* TASK TO COMPLETE *
Every line that includes the word "matplotlib" is to be listed.
******************************
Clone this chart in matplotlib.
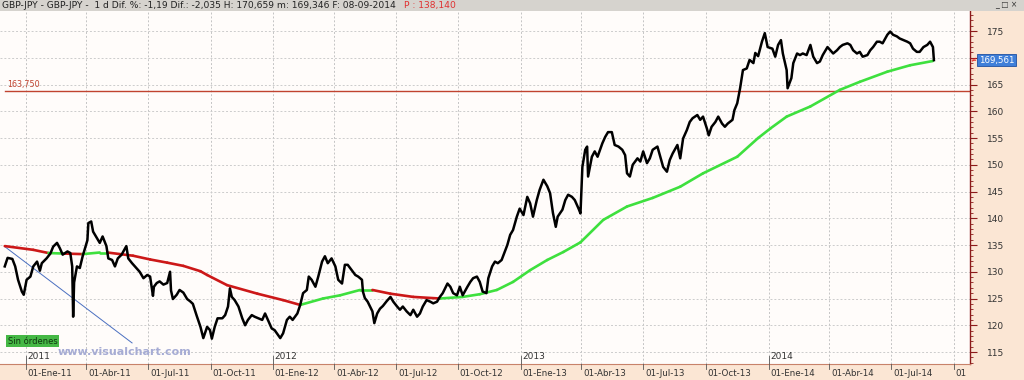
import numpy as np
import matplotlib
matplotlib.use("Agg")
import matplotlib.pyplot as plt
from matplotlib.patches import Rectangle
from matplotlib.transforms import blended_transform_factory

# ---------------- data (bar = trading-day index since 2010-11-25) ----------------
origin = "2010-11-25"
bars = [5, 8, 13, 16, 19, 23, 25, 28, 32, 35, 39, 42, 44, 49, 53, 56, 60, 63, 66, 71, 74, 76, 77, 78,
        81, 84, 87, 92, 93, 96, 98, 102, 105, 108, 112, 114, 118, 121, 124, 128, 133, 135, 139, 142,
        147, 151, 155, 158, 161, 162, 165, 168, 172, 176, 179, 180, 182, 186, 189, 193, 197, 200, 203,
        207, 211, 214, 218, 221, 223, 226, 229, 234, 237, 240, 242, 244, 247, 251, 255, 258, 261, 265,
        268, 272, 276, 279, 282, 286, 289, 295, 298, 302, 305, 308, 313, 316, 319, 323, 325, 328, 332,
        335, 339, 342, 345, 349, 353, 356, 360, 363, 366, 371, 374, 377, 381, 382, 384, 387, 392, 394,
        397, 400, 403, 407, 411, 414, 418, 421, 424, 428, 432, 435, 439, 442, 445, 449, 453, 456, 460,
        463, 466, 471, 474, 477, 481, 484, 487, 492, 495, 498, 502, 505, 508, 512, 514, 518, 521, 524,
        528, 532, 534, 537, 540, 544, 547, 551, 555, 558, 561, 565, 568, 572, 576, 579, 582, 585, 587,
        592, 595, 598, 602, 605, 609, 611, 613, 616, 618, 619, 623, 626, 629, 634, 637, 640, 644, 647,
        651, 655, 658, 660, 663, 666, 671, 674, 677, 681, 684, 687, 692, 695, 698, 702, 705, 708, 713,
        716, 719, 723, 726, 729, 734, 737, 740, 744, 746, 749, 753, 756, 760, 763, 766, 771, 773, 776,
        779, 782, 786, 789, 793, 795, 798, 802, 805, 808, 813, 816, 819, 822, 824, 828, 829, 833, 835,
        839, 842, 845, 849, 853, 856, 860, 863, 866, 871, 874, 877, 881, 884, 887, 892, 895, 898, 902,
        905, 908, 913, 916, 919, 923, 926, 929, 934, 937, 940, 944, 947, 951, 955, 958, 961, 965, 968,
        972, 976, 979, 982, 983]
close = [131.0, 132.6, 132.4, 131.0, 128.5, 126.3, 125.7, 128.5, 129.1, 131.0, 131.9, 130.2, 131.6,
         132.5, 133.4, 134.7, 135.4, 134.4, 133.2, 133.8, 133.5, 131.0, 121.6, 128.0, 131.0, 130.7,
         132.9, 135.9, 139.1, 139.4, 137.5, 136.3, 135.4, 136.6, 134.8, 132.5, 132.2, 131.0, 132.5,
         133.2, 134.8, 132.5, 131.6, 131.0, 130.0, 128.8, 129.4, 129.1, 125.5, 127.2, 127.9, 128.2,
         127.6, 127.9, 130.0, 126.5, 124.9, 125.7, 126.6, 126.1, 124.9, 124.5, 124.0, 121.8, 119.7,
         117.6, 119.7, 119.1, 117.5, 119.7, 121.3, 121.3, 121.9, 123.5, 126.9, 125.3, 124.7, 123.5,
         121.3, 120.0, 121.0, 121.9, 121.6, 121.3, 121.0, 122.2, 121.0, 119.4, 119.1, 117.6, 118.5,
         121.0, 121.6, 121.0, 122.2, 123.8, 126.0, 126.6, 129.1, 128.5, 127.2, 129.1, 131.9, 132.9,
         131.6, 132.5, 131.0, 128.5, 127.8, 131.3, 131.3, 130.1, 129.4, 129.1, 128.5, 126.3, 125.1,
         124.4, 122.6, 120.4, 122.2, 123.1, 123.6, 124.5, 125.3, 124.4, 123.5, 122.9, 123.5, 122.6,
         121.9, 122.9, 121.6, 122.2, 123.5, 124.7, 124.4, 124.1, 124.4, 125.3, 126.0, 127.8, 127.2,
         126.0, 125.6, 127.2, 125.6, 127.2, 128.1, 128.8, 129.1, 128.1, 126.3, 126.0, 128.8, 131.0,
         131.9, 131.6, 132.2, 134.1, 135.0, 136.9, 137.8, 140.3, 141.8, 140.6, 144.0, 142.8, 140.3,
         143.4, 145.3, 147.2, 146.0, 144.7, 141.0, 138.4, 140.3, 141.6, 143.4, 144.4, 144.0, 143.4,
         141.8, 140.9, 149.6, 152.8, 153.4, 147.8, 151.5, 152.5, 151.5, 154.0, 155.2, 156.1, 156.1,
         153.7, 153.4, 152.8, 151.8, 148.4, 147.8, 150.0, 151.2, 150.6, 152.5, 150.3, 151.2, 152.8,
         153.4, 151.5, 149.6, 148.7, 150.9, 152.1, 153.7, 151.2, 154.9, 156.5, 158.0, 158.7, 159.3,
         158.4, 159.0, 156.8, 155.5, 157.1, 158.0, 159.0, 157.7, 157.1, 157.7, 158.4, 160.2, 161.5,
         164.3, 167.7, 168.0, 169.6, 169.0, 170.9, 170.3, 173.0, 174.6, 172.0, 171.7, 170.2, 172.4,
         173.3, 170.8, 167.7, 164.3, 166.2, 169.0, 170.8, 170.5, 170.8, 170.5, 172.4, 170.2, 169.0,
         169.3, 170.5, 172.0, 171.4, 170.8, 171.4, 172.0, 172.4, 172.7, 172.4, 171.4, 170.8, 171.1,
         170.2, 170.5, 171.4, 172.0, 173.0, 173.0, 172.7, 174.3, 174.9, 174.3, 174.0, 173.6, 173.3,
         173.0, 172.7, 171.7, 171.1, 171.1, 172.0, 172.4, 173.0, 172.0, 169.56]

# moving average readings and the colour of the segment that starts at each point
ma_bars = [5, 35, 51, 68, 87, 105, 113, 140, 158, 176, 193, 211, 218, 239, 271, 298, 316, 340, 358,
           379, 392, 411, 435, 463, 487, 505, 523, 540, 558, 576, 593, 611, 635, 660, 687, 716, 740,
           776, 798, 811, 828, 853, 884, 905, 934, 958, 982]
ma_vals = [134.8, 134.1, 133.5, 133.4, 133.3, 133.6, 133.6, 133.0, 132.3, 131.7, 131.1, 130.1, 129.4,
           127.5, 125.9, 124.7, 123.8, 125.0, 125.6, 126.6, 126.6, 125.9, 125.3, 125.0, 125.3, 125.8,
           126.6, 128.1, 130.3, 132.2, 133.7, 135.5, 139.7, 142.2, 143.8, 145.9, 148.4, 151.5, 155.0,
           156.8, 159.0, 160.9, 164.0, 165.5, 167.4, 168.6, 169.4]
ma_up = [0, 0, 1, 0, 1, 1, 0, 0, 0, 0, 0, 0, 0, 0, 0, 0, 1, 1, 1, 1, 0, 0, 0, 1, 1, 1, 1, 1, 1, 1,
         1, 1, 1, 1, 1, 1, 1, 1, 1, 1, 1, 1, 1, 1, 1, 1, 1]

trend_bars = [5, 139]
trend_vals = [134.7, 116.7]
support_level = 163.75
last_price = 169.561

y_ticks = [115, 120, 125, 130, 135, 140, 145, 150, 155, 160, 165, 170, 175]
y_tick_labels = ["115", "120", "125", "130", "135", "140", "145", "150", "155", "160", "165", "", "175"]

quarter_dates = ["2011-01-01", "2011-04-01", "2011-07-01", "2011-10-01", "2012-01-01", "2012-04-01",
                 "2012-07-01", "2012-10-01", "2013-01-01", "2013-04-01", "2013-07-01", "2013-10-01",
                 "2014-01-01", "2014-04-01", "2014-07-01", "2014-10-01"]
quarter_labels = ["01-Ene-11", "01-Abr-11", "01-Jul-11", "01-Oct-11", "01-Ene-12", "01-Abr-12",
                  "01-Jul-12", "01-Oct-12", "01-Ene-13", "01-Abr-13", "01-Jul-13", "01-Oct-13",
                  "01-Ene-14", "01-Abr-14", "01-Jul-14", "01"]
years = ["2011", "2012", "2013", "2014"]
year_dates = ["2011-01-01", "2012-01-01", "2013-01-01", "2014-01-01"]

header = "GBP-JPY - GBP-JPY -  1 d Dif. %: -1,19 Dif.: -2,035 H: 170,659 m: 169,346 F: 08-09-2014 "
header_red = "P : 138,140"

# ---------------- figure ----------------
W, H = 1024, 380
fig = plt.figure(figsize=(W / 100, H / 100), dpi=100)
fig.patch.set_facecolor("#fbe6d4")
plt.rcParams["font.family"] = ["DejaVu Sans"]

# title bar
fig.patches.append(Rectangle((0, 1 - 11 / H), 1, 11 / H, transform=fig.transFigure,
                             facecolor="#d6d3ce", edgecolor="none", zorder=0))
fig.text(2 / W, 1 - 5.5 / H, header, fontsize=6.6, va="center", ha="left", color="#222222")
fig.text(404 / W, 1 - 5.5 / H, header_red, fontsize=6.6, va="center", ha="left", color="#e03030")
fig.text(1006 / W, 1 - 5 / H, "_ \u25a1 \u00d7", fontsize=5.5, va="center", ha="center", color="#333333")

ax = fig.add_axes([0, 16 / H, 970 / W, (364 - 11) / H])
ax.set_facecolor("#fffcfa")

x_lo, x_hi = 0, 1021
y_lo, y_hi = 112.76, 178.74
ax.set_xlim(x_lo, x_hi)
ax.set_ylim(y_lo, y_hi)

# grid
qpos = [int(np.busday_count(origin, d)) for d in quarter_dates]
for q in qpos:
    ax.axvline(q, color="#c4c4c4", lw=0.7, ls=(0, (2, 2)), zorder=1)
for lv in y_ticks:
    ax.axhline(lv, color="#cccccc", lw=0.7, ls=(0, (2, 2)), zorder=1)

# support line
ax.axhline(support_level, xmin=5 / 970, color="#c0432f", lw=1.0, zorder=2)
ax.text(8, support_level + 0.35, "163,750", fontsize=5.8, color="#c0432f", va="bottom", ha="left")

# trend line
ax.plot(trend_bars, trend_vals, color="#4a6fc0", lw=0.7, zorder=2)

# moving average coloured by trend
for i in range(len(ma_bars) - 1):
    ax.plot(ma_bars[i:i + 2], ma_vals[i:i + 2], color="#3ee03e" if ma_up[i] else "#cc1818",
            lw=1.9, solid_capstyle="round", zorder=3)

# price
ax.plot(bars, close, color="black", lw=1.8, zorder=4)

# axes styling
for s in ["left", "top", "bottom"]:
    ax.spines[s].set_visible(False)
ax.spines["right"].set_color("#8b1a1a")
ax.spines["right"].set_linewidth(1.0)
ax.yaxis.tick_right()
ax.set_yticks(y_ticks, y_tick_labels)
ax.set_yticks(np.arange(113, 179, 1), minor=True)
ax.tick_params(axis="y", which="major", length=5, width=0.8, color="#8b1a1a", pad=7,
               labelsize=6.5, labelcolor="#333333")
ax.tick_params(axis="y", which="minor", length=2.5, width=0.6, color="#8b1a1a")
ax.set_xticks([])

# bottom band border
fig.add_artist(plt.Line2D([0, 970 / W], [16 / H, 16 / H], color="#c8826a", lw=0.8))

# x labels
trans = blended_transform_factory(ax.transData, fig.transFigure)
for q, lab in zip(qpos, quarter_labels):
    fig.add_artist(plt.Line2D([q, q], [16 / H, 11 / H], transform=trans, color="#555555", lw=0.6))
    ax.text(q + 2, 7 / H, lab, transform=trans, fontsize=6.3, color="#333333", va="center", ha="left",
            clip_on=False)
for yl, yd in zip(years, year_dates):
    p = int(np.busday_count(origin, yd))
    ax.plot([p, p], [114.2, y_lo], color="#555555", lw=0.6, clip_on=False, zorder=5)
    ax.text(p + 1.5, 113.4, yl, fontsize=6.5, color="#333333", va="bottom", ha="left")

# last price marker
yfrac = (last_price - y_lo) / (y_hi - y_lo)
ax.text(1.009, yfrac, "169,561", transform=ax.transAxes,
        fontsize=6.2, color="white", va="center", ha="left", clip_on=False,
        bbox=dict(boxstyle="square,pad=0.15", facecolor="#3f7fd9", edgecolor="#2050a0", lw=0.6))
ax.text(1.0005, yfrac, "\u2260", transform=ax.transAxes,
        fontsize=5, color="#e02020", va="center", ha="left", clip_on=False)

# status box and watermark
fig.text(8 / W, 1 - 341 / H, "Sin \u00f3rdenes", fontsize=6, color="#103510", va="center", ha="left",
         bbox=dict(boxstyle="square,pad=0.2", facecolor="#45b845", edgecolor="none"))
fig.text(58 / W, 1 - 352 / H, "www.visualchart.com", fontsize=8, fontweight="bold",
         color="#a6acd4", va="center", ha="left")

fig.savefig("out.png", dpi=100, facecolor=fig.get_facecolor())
******************************
* RESULT OF THE TASK *
Clone this chart in matplotlib.
import matplotlib
matplotlib.use("Agg")
import matplotlib.pyplot as plt
from matplotlib.patches import Rectangle
from matplotlib.transforms import blended_transform_factory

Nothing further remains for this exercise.